Baker‘s empty coffin will lie alongside other French national icons in the mausoleum such as authors Emile Zola and Victor Hugo, the philosopher Voltaire and politician Simone Veil.

(Reporting by Benoit Van Overstraeten; Editing by Lisa Shumaker)

 

Paying Tribute to a Legend

 

A number of dignitaries and fans took to social media to remember Baker in the wake of the Pantheon honour, including Parisian lawyer turned designer and hotelier Meryanne Loum-Martin, who shared a photo of herself with Baker on Instagram with the caption, “Eleven year-old me with Aunt Josephine at our house in London. Josephine Baker was a friend of my parents.” She went on to recount Baker’s incredible career and honours, as well as work with both the French Resistance and the Civil Rights movement. Loum-Martin concluded with “the vivid memory of our stay in her castle in Dordogne” after the singer had fallen into debt and lost many of her possessions.

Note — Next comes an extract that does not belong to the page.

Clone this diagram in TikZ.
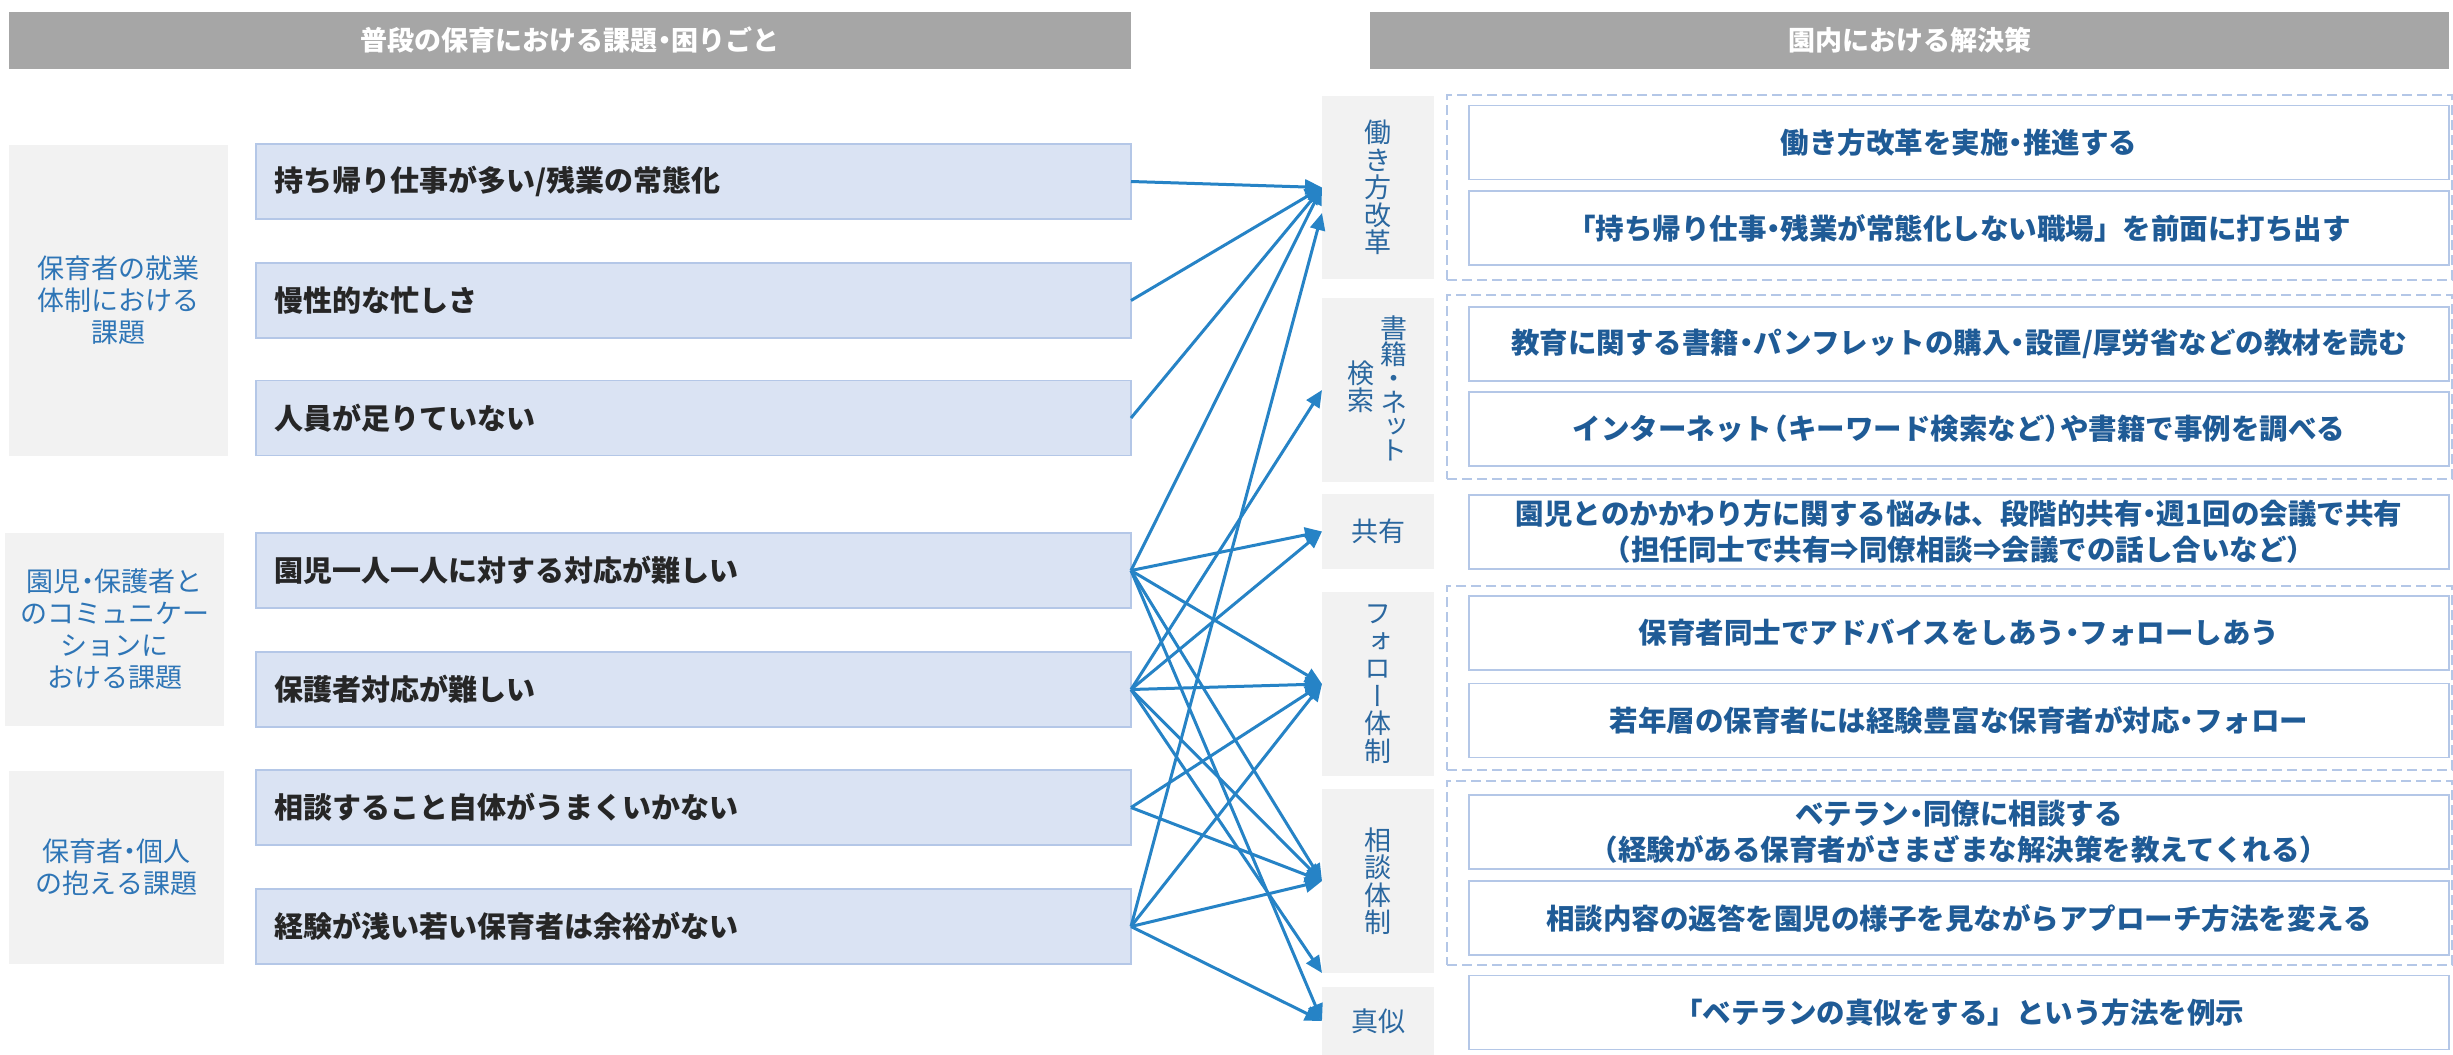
\documentclass[tikz,border=0pt]{standalone}
\usepackage{fontspec}
\setmainfont{Noto Sans CJK JP}
\newfontfamily\jpvert[RawFeature=+vert]{Noto Sans CJK JP}
\usetikzlibrary{arrows.meta}
\definecolor{hdrgray}{HTML}{A6A6A6}
\definecolor{greybg}{HTML}{F2F2F2}
\definecolor{itemfill}{HTML}{DAE3F3}
\definecolor{itemline}{HTML}{B4C7E7}
\definecolor{itemtext}{HTML}{262626}
\definecolor{catblue}{HTML}{2E75B6}
\definecolor{labblue}{HTML}{2A679F}
\definecolor{solblue}{HTML}{1F5B96}
\definecolor{arrowblue}{HTML}{2683C6}
\newcommand{\hdot}{\makebox[0.5em][c]{・}}
\newcommand{\hlp}{\makebox[0.55em][r]{（}}
\newcommand{\hrp}{\makebox[0.55em][l]{）}}
\begin{document}
\begin{tikzpicture}[x=1pt,y=-1pt,
  hdrbox/.style={fill=hdrgray, text=white, inner sep=0pt, outer sep=0pt,
    font=\fontsize{27}{30}\selectfont\bfseries, minimum height=57pt},
  catbox/.style={fill=greybg, text=catblue, align=center, inner sep=0pt, outer sep=0pt,
    font=\fontsize{27}{32}\selectfont},
  itembox/.style={fill=itemfill, draw=itemline, line width=1.2pt, text=itemtext,
    font=\fontsize{29}{35}\selectfont\bfseries, align=left, text width=839pt,
    inner xsep=18pt, inner ysep=0pt, outer sep=0pt, minimum height=75pt},
  labbox/.style={fill=greybg, text=labblue, align=center, inner sep=0pt, outer sep=0pt,
    minimum width=112pt, font=\jpvert\fontsize{27}{27.5}\selectfont},
  labtext/.style={text=labblue, align=center, inner sep=0pt},
  groupbox/.style={draw=itemline, dash pattern=on 10pt off 5pt, line width=2.5pt,
    minimum width=1005pt, inner sep=0pt, outer sep=0pt},
  solbox/.style={draw=itemline, fill=white, line width=1.8pt, text=solblue,
    font=\fontsize{28.5}{36}\selectfont\bfseries, align=center,
    minimum width=980pt, minimum height=74pt, inner sep=0pt, outer sep=0pt},
  conn/.style={draw=arrowblue, line width=3pt, -{Triangle[length=17pt,width=15pt]}}
]
\useasboundingbox (0,0) rectangle (2453,1055);
\fill[white] (0,0) rectangle (2453,1055);

% headers
\node[hdrbox, minimum width=1122pt] (hl) at (570,40.5) {普段の保育における課題\hdot 困りごと};
\node[hdrbox, minimum width=1079pt] (hr) at (1909.5,40.5) {園内における解決策};

% category boxes
\node[catbox, minimum width=219pt, minimum height=311pt] (c1) at (118.5,300.5)
  {保育者の就業\\体制における\\課題};
\node[catbox, minimum width=219pt, minimum height=193pt] (c2) at (114.5,629.5)
  {園児\hdot 保護者と\\のコミュニケー\\ションに\\おける課題};
\node[catbox, minimum width=215pt, minimum height=193pt] (c3) at (116.5,867.5)
  {保育者\hdot 個人\\の抱える課題};

% item boxes
\node[itembox] (i1) at (693.5,181.5) {持ち帰り仕事が多い/残業の常態化};
\node[itembox] (i2) at (693.5,300.5) {慢性的な忙しさ};
\node[itembox] (i3) at (693.5,418) {人員が足りていない};
\node[itembox] (i4) at (693.5,570.5) {園児一人一人に対する対応が難しい};
\node[itembox] (i5) at (693.5,689.5) {保護者対応が難しい};
\node[itembox] (i6) at (693.5,807.5) {相談すること自体がうまくいかない};
\node[itembox] (i7) at (693.5,926.5) {経験が浅い若い保育者は余裕がない};

% right label boxes
\node[labbox, minimum height=183pt] (r1) at (1378,187.5) {働\\き\\方\\改\\革};
\node[labbox, minimum height=184pt] (r2) at (1378,390) {};
\node[labtext, font=\jpvert\fontsize{27}{24}\selectfont] (r2a) at (1394,388) {書\\籍\\・\\ネ\\ッ\\ト};
\node[labtext, font=\jpvert\fontsize{27}{27}\selectfont] (r2b) at (1361,387) {検\\索};
\node[labbox, minimum height=75pt, font=\fontsize{27}{30}\selectfont] (r3) at (1378,531.5) {共有};
\node[labbox, minimum height=184pt] (r4) at (1378,684) {フ\\ォ\\ロ\\ー\\体\\制};
\node[labbox, minimum height=184pt] (r5) at (1378,881) {相\\談\\体\\制};
\node[labbox, minimum height=68pt, font=\fontsize{27}{30}\selectfont] (r6) at (1378,1021) {真似};

% dashed groups
\node[groupbox, minimum height=185pt] (g1) at (1949.5,187.5) {};
\node[groupbox, minimum height=184pt] (g2) at (1949.5,387) {};
\node[groupbox, minimum height=184pt] (g3) at (1949.5,678) {};
\node[groupbox, minimum height=184pt] (g4) at (1949.5,873) {};

% solution boxes
\node[solbox] (s1) at (1959,142.5) {働き方改革を実施\hdot 推進する};
\node[solbox] (s2) at (1959,228) {「持ち帰り仕事\hdot 残業が常態化しない職場」を前面に打ち出す};
\node[solbox] (s3) at (1959,344) {教育に関する書籍\hdot パンフレットの購入\hdot 設置/厚労省などの教材を読む};
\node[solbox] (s4) at (1959,429) {インターネット\hlp キーワード検索など\hrp や書籍で事例を調べる};
\node[solbox] (s5) at (1959,532) {園児とのかかわり方に関する悩みは、段階的共有\hdot 週1回の会議で共有\\\hlp 担任同士で共有⇒同僚相談⇒会議での話し合いなど\hrp};
\node[solbox] (s6) at (1959,633) {保育者同士でアドバイスをしあう\hdot フォローしあう};
\node[solbox] (s7) at (1959,720.5) {若年層の保育者には経験豊富な保育者が対応\hdot フォロー};
\node[solbox] (s8) at (1959,832) {ベテラン\hdot 同僚に相談する\\\hlp 経験がある保育者がさまざまな解決策を教えてくれる\hrp};
\node[solbox] (s9) at (1959,918) {相談内容の返答を園児の様子を見ながらアプローチ方法を変える};
\node[solbox] (s10) at (1959,1012.5) {「ベテランの真似をする」という方法を例示};

% extra arrow end point
\coordinate (r1b) at (1322,213);

% connectors
\draw[conn] (i1.east) -- (r1.west);
\draw[conn] (i2.east) -- (r1.west);
\draw[conn] (i3.east) -- (r1.west);
\draw[conn] (i4.east) -- (r1.west);
\draw[conn] (i4.east) -- (r3.west);
\draw[conn] (i4.east) -- (r4.west);
\draw[conn] (i4.east) -- (r5.west);
\draw[conn] (i4.east) -- (r6.west);
\draw[conn] (i5.east) -- (r2.west);
\draw[conn] (i5.east) -- (r3.west);
\draw[conn] (i5.east) -- (r4.west);
\draw[conn] (i5.east) -- (r5.west);
\draw[conn] (i5.east) -- (r5.south west);
\draw[conn] (i6.east) -- (r4.west);
\draw[conn] (i6.east) -- (r5.west);
\draw[conn] (i7.east) -- (r1b);
\draw[conn] (i7.east) -- (r4.west);
\draw[conn] (i7.east) -- (r5.west);
\draw[conn] (i7.east) -- (r6.west);
\end{tikzpicture}
\end{document}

“There was no more furniture as it had all been taken by the baillifs. I was eleven and shared an empty room with high ceilings with her many children, the floors bare but for the matresses we slept on. I will never forget that all she would cook were omelets. She was regal, wearing an apron as she prepared our simple lunch, singing as she cooked: J ai deux amours… mon pays et Paris. Years later, I still get goosebumps everytime I hear that melody.”